WHAT IS ASKED → Leave out the pictures and retype only the lines from the opening line to the line that holds "y_ticks = [0, 50, 100, 150, 200]", both ends included.
-------- DATA LINES --------
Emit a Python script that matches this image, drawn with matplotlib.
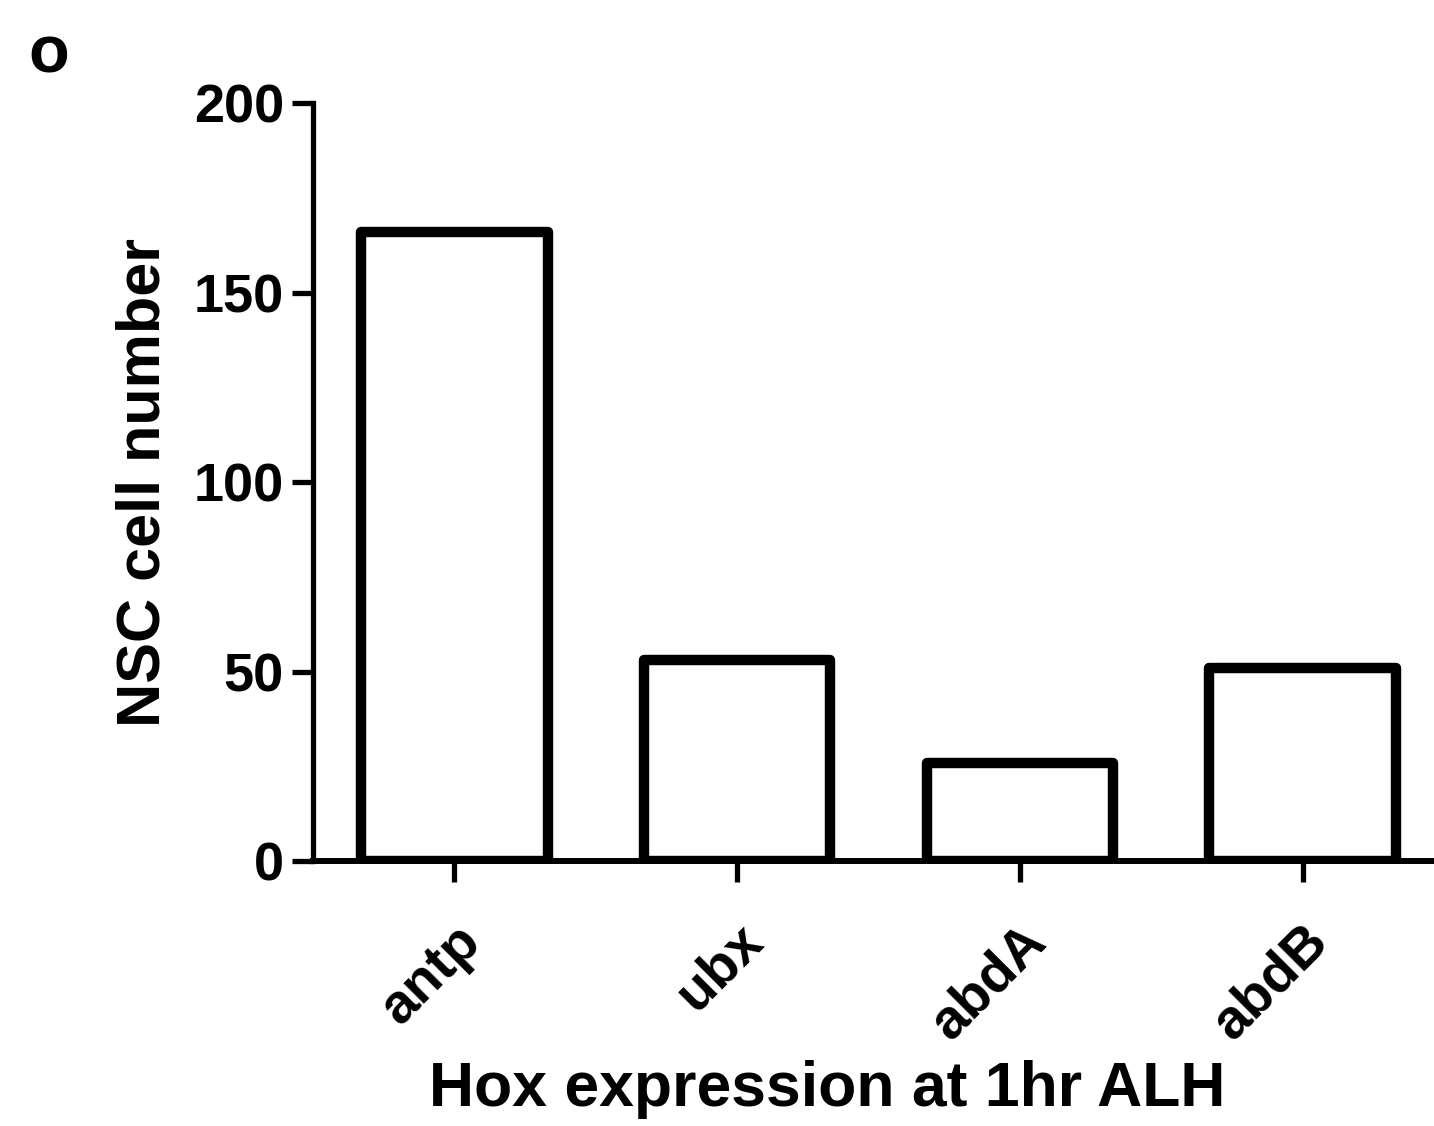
import matplotlib
matplotlib.use("Agg")
import matplotlib.pyplot as plt
import matplotlib.transforms as mtransforms

# data
genes = ["antp", "ubx", "abdA", "abdB"]
nsc_counts = [166, 53, 26, 51]
y_ticks = [0, 50, 100, 150, 200]

plt.rcParams['font.family'] = ['Liberation Sans', 'DejaVu Sans']
plt.rcParams['font.weight'] = 'bold'

fig = plt.figure(figsize=(14.34, 11.26), dpi=100)
ax = fig.add_axes([0.2183, 0.2353, 0.7817, 0.6732])

x = list(range(len(genes)))
ax.bar(x, nsc_counts, width=0.66, color='white', edgecolor='black',
       linewidth=7.5, joinstyle='round', zorder=3)

ax.set_xlim(-0.5, 3.465)
ax.set_ylim(0, 200)
ax.set_yticks(y_ticks)
ax.set_xticks(x)
ax.set_xticklabels(genes, rotation=45, ha='right', va='center',
                   rotation_mode='anchor', fontsize=40, fontweight='bold')
ax.tick_params(axis='y', labelsize=39, length=15, width=3.8, pad=6)
ax.tick_params(axis='x', length=15, width=3.8, pad=14)
for lab in ax.get_yticklabels():
    lab.set_fontweight('bold')

# shift the rotated tick labels to line up with the original
offset = mtransforms.ScaledTranslation(18 / 100, -32 / 100, fig.dpi_scale_trans)
for lab in ax.get_xticklabels():
    lab.set_transform(lab.get_transform() + offset)

for side in ['top', 'right']:
    ax.spines[side].set_visible(False)
ax.spines['left'].set_linewidth(3.8)
ax.spines['bottom'].set_linewidth(4.3)
ax.spines['bottom'].set_zorder(4)

ax.set_ylabel("NSC cell number", fontsize=44, fontweight='bold')
ax.yaxis.set_label_coords(-0.125, 0.5)
ax.set_xlabel("Hox expression at 1hr ALH", fontsize=45, fontweight='bold')
ax.xaxis.set_label_coords((827 - 313) / 1121, -0.262)

fig.text(0.034, 0.951, "o", fontsize=48, fontweight='bold', ha='center', va='center')

fig.savefig("out.png", dpi=100)
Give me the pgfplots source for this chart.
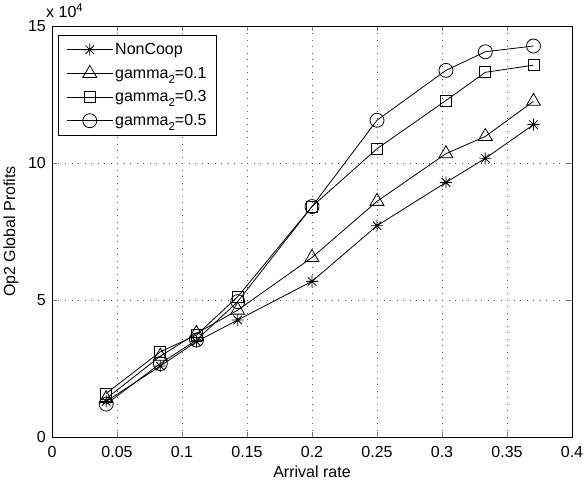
\documentclass[border=0pt]{standalone}
\usepackage{fontspec}
\setmainfont{Liberation Sans}
\usepackage{pgfplots}
\pgfplotsset{compat=1.18}
\newcommand{\sub}[1]{\raisebox{-5pt}{\fontsize{11.5}{12}\selectfont #1}}
\pgfdeclareplotmark{mstar}{%
  \pgfpathmoveto{\pgfqpoint{-\pgfplotmarksize}{0pt}}\pgfpathlineto{\pgfqpoint{\pgfplotmarksize}{0pt}}%
  \pgfpathmoveto{\pgfqpoint{0pt}{-\pgfplotmarksize}}\pgfpathlineto{\pgfqpoint{0pt}{\pgfplotmarksize}}%
  \pgfpathmoveto{\pgfqpoint{-0.707\pgfplotmarksize}{-0.707\pgfplotmarksize}}\pgfpathlineto{\pgfqpoint{0.707\pgfplotmarksize}{0.707\pgfplotmarksize}}%
  \pgfpathmoveto{\pgfqpoint{-0.707\pgfplotmarksize}{0.707\pgfplotmarksize}}\pgfpathlineto{\pgfqpoint{0.707\pgfplotmarksize}{-0.707\pgfplotmarksize}}%
  \pgfusepathqstroke}
\begin{document}
\begin{tikzpicture}
\begin{axis}[
  scale only axis, width=520pt, height=411pt,
  at={(0,0)}, anchor=south west,
  xmin=0, xmax=0.4, ymin=0, ymax=150000,
  xtick={0,0.05,...,0.4},
  xticklabels={0,0.05,0.1,0.15,0.2,0.25,0.3,0.35,0.4},
  ytick={0,50000,100000,150000},
  scaled y ticks=base 10:-4,
  ytick scale label code/.code={x 10\textsuperscript{4}},
  every y tick scale label/.style={at={(0,1)}, anchor=south west, inner sep=0pt, yshift=8pt, font=\fontsize{16}{18}\selectfont},
  /pgf/number format/assume math mode=true,
  tick label style={font=\fontsize{16}{18}\selectfont},
  label style={font=\fontsize{16}{18}\selectfont},
  xlabel={Arrival rate}, ylabel={Op2 Global Profits},
  xlabel style={at={(axis description cs:0.5,-0.0852)}, anchor=center},
  ylabel style={at={(axis description cs:-0.0788,0.5)}, anchor=center},
  xticklabel style={anchor=center, inner sep=0pt, yshift=-15pt},
  yticklabel style={anchor=east, inner sep=0pt, xshift=-6pt},
  tick align=inside, major tick length=5pt,
  xtick pos=both, ytick pos=both,
  axis line style={line width=0.9pt},
  grid=major, major grid style={dash pattern=on 0.8pt off 5.7pt, line width=0.9pt, black!65},
  legend style={at={(0,1)}, anchor=north west, xshift=6pt, yshift=-9pt,
    draw=black, line width=0.8pt, font=\fontsize{16}{18}\selectfont,
    row sep=7pt, inner xsep=8pt, inner ysep=6pt, cells={anchor=west}},
  legend image code/.code={\draw[mark repeat=2,mark phase=2,#1] plot coordinates {(0pt,0pt)(23pt,0pt)(46pt,0pt)};},
  every axis plot/.append style={black, line width=0.8pt, mark options={solid}},
]
\addplot[mark=mstar, mark size=6pt] coordinates {
 (0.04167,13000) (0.08333,25900) (0.11111,34800) (0.14286,42700) (0.2,56800)
 (0.25,77100) (0.30303,92900) (0.33333,101700) (0.37037,114000)};
\addlegendentry{NonCoop}
\addplot[mark=triangle, mark size=8pt] coordinates {
 (0.04167,14000) (0.08333,29500) (0.11111,37800) (0.14286,46300) (0.2,65500)
 (0.25,86000) (0.30303,103400) (0.33333,109700) (0.37037,122500)};
\addlegendentry{gamma\sub{2}=0.1}
\addplot[mark=square, mark size=5.5pt] coordinates {
 (0.04167,15900) (0.08333,31100) (0.11111,37200) (0.14286,51200) (0.2,84100)
 (0.25,105200) (0.30303,122800) (0.33333,133100) (0.37037,135700)};
\addlegendentry{gamma\sub{2}=0.3}
\addplot[mark=o, mark size=7pt] coordinates {
 (0.04167,12000) (0.08333,26800) (0.11111,35400) (0.14286,49400) (0.2,84100)
 (0.25,115600) (0.30303,133800) (0.33333,140600) (0.37037,142700)};
\addlegendentry{gamma\sub{2}=0.5}
\end{axis}
\pgfresetboundingbox
\path[use as bounding box] (-52pt,-47pt) rectangle (533pt,437pt);
\end{tikzpicture}
\end{document}
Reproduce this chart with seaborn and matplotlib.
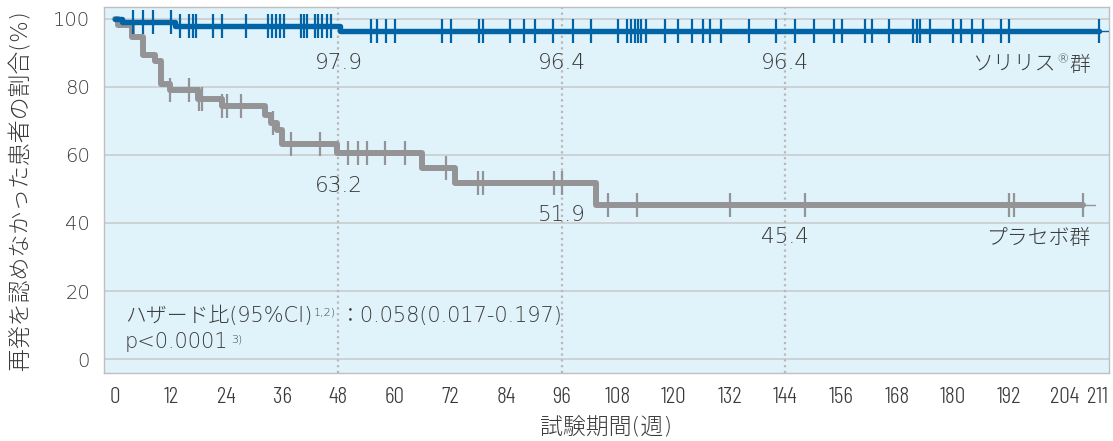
"""
Kaplan-Meier style chart: relapse-free patients, Soliris vs placebo.
"""

import numpy as np
import pandas as pd
import matplotlib
matplotlib.use("Agg")
import matplotlib.pyplot as plt
import seaborn as sns
from matplotlib import font_manager

# ── data ──────────────────────────────────────────────────────────────────────
soliris_step_weeks = [0, 1.5, 13.0, 48.3]
soliris_step_pct = [100, 99.0, 97.9, 96.4]
soliris_end_week = 211.3
soliris_censor_weeks = [
    3.9, 6.1, 8.1, 12.0, 14.0, 16.0, 16.8, 17.5, 21.0, 23.1, 28.1, 32.9, 33.7,
    34.5, 35.4, 36.4, 39.9, 40.6, 41.2, 43.0, 43.7, 44.5, 45.5, 46.4, 54.9,
    56.2, 58.2, 60.1, 70.3, 72.2, 78.2, 79.1, 84.8, 87.8, 90.2, 94.0, 98.3,
    102.2, 108.1, 109.9, 110.8, 111.7, 112.3, 112.9, 114.0, 118.1, 121.0,
    124.0, 126.4, 127.8, 130.1, 136.2, 142.0, 146.0, 150.2, 154.4, 156.1,
    161.2, 162.5, 166.3, 171.3, 172.2, 173.0, 175.0, 180.0, 181.8, 184.0,
    186.4, 190.4, 192.1, 211.3,
]

placebo_step_weeks = [0, 0.7, 3.6, 6.1, 8.6, 9.8, 11.8, 17.9, 22.9, 32.2, 33.6,
                      34.7, 35.8, 47.8, 65.9, 73.0, 103.4]
placebo_step_pct = [100, 98.2, 94.7, 89.5, 87.7, 80.9, 79.0, 76.5, 74.3, 71.8,
                    69.5, 67.4, 63.2, 60.7, 56.1, 51.9, 45.4]
placebo_end_week = 208.0
placebo_censor_weeks = [
    11.8, 16.0, 18.0, 18.7, 23.1, 24.0, 27.0, 34.0, 37.9, 44.0, 50.1, 52.1,
    54.1, 58.1, 62.3, 71.2, 78.0, 79.0, 94.3, 96.1, 106.0, 112.2, 132.1, 148.2,
    192.1, 193.1, 208.0,
]

landmark_weeks = [48, 96, 144]
soliris_landmark_labels = ["97.9", "96.4", "96.4"]
placebo_landmark_labels = ["63.2", "51.9", "45.4"]

x_ticks = [0, 12, 24, 36, 48, 60, 72, 84, 96, 108, 120, 132, 144, 156, 168,
           180, 192, 204, 211]
y_ticks = [0, 20, 40, 60, 80, 100]

BLUE = "#0064a7"
GRAY = "#949497"
BG = "#e0f2fa"
GRID = "#c6c9cc"
TEXT = "#3a3a3a"
THIN = 250  # DejaVu ExtraLight for latin, Noto CJK Light for kana/kanji

# ── style ──────────────────────────────────────────────────────────────────────
sns.set_theme(style="white")
plt.rcParams["font.family"] = ["DejaVu Sans", "Noto Sans CJK JP"]
plt.rcParams["font.weight"] = THIN
plt.rcParams["axes.labelweight"] = THIN
plt.rcParams["text.color"] = TEXT
plt.rcParams["axes.labelcolor"] = TEXT
plt.rcParams["xtick.color"] = TEXT
plt.rcParams["ytick.color"] = TEXT

names = {f.name for f in font_manager.fontManager.ttflist}
if "Barlow Condensed" in names:
    tick_font = dict(family="Barlow Condensed", weight=300, fontsize=17)
else:
    tick_font = dict(family="DejaVu Sans", stretch="condensed", fontsize=13)


def curve_frame(step_weeks, step_pct, end_week):
    return pd.DataFrame({"week": list(step_weeks) + [end_week],
                         "pct": list(step_pct) + [step_pct[-1]]})


def censor_frame(step_weeks, step_pct, censor_weeks):
    idx = np.searchsorted(step_weeks, censor_weeks, side="right") - 1
    return pd.DataFrame({"week": censor_weeks,
                         "pct": np.asarray(step_pct)[idx]})


def text_run(ax, x, y, parts, align="left"):
    # consecutive text pieces on one baseline (for superscripts)
    renderer = ax.figure.canvas.get_renderer()
    sign = 1 if align == "left" else -1
    seq = parts if align == "left" else parts[::-1]
    dx = 0.0
    for s, size, rise, pad in seq:
        t = ax.annotate(s, xy=(x, y), xytext=(sign * (dx + pad), rise),
                        textcoords="offset points", fontsize=size,
                        ha=align, va="baseline", color=TEXT)
        w = t.get_window_extent(renderer).width * 72 / ax.figure.dpi
        dx += pad + w


fig, ax = plt.subplots(figsize=(11.13, 4.41), dpi=100)
fig.subplots_adjust(left=0.0934, right=0.9964, bottom=0.1542, top=0.9841)
ax.set_facecolor(BG)

# grid
for yv in y_ticks:
    ax.axhline(yv, color=GRID, lw=1.1, zorder=0)
for xv in landmark_weeks:
    ax.axvline(xv, color="#b8b8b8", lw=1.6, ls=(0, (1, 1.6)), zorder=0)

# curves
placebo = curve_frame(placebo_step_weeks, placebo_step_pct, placebo_end_week)
soliris = curve_frame(soliris_step_weeks, soliris_step_pct, soliris_end_week)

sns.lineplot(data=placebo, x="week", y="pct", ax=ax, color=GRAY, lw=4.3,
             drawstyle="steps-post", estimator=None, sort=False, zorder=2)
ax.plot([placebo_end_week, placebo_end_week + 2.6],
        [placebo_step_pct[-1]] * 2, color=GRAY, lw=1.0, zorder=2)
sns.scatterplot(data=censor_frame(placebo_step_weeks, placebo_step_pct,
                                  placebo_censor_weeks),
                x="week", y="pct", ax=ax, marker="|", s=300, color=GRAY,
                linewidth=1.6, zorder=3)

sns.lineplot(data=soliris, x="week", y="pct", ax=ax, color=BLUE, lw=3.9,
             drawstyle="steps-post", estimator=None, sort=False, zorder=4)
ax.plot([soliris_end_week, soliris_end_week + 2.4],
        [soliris_step_pct[-1]] * 2, color=BLUE, lw=1.0, zorder=4)
sns.scatterplot(data=censor_frame(soliris_step_weeks, soliris_step_pct,
                                  soliris_censor_weeks),
                x="week", y="pct", ax=ax, marker="|", s=280, color=BLUE,
                linewidth=1.6, zorder=5)

# landmark values
for wk, lab in zip(landmark_weeks, soliris_landmark_labels):
    ax.text(wk, 87.0, lab, ha="center", va="center", fontsize=15.5)
for wk, lab, yy in zip(landmark_weeks, placebo_landmark_labels, [51.0, 42.4, 36.0]):
    ax.text(wk, yy, lab, ha="center", va="center", fontsize=15.5)

# axes
ax.set_xlim(-2.36, 213.5)
ax.set_ylim(-4.1, 103.5)
ax.set_xticks(x_ticks)
ax.set_xticklabels([str(v) for v in x_ticks], **tick_font)
ax.set_yticks(y_ticks)
ax.set_yticklabels([str(v) for v in y_ticks], fontsize=14)
ax.tick_params(axis="both", length=0, pad=10)
for sp in ax.spines.values():
    sp.set_color("#bfbfbf")
    sp.set_linewidth(1.0)

ax.set_xlabel("試験期間(週)", fontsize=16.5)
ax.set_ylabel("再発を認めなかった患者の割合(%)", fontsize=16.5)
ax.xaxis.set_label_coords(0.5, -0.12)
ax.yaxis.set_label_coords(-0.0706, 0.5)

fig.canvas.draw()
text_run(ax, 209.6, 84.8, [("ソリリス", 15, 0, 0), ("®", 9, 5, 0.5),
                           ("群", 15, 0, 0.5)], align="right")
text_run(ax, 209.6, 33.8, [("プラセボ群", 15, 0, 0)], align="right")
text_run(ax, 2.1, 11.0, [("ハザード比(95%CI)", 15, 0, 0),
                         ("1,2)", 8, 4.5, 1),
                         ("：0.058(0.017-0.197)", 15, 0, 3)])
text_run(ax, 2.1, 3.2, [("p<0.0001", 15, 0, 0),
                        ("3)", 8, 4.0, 2)])

fig.savefig("out.png", dpi=100)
--------
WRITTEN RESPONSE →
Emit a Python script that matches this image, drawn with matplotlib.
import matplotlib
matplotlib.use("Agg")
import matplotlib.pyplot as plt
import matplotlib.transforms as mtransforms

# data
genes = ["antp", "ubx", "abdA", "abdB"]
nsc_counts = [166, 53, 26, 51]
y_ticks = [0, 50, 100, 150, 200]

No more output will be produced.